Anybody know anything about them? Are they another republican privatization scheme? Legit?
In 10 years I had to have the line roto-rootered once for tree roots creating a bolckage. (I paid for it myself, cost about 75 bucks, IIRC).
Looks like if I want to not worry about paying for major repairs to the line from the house to the street I have to pony up 7 bucks a month for SLWofA ‘warranty’.
Mike G
@johnny aquitard:
My rule of thumb with private companies is to avoid anything suffixed with “of America”, more often than not they turn out to be scammers or sleazebags — e.g. Cancer Treatment Centers of America, Financial Corp. of America (ground zero for the S&L failures/bailouts of the 80s). And, of course, Bank of America.
mclaren
@Chris:
Wait another eight or twelve years.
Thymezone
I’ve never seen a problem in American current affairs that could not be solved by simply making me king for a moderate period of time.
agrippa
@Chris:
Good point.
I agree.
Matt McIrvin
The article calls the saying about Mussolini and the trains “hackneyed” but misses a trick by not mentioning that it wasn’t even true.
Jay C
@catclub:
About the only “news” in the Obenshain-Herring race in VA is that Mark Herring’s slim lead (163 votes out of 2.2 million+ cast) would -IF it holds up as the “final” certified total – will put the onus on Obenshain and the GOP to call for the recount, if any. As it would be on Herring and the Dems if the count were the other way round. Don’t worry: it will probably be weeks, if not months, before this election is resolved.
sparrow
@Pogonip: Are you asking relative to the 90s or do you mean to your imagined view of long-ago? (Trying to understand). 21st century life in America IS depressing. We’re a consumerist nightmare, most people talk about the weather rather than anything substantive, and the arts are stagnant and dying. It’s hard not to see a society in decline, on the back of the larger problem of destroying the planet for no good reasons.
Captain C
@Baud: “Say what you will about National Socialism, at least it’s an ethos.”
burritoboy
Uh, that democracy that Tocqueville liked so much?
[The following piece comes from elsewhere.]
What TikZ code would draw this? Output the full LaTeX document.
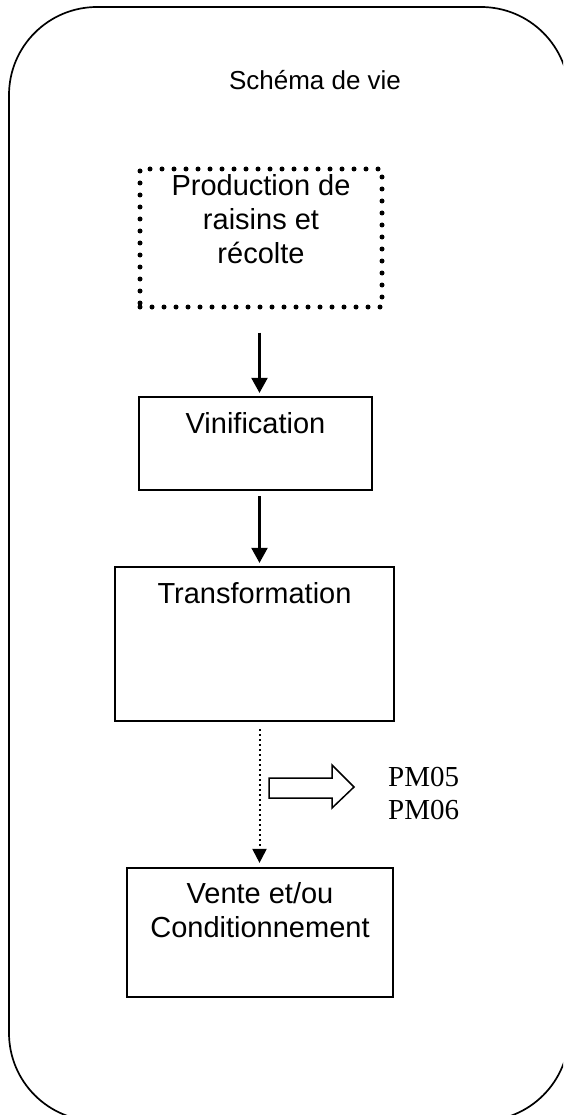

It had a gigantic civil war in under thirty years from the time he was writing, one in which roughly 750,000 people died (at least). A large number of the cities in several regions of the country were completely leveled to the ground. Compared to the 19th century monarchies of Europe, this was a horrible performance. The only previous civil war in Europe which compares was the English Civil War, two hundred years earlier (and which one side were the semi-democratic/republican forces).
fuckwit
@agrippa: It’s called “the SNAFU principle”. By definition, authoritarian hierarchies fail, because information does not travel in power imbalances– people make themselves look good to the boss, so the boss doesn’t know what the fuck is really going on. Therefore the people at the top who have all the power have no fucking idea what is going on, and the peoele at the bottom who know what the fuck is going on have no power. Therefore, ergo, authoritarian institutions will lumber on in a continual state of fail, held together only by inertia and fear, until they crumble catastrophically, or are replaced.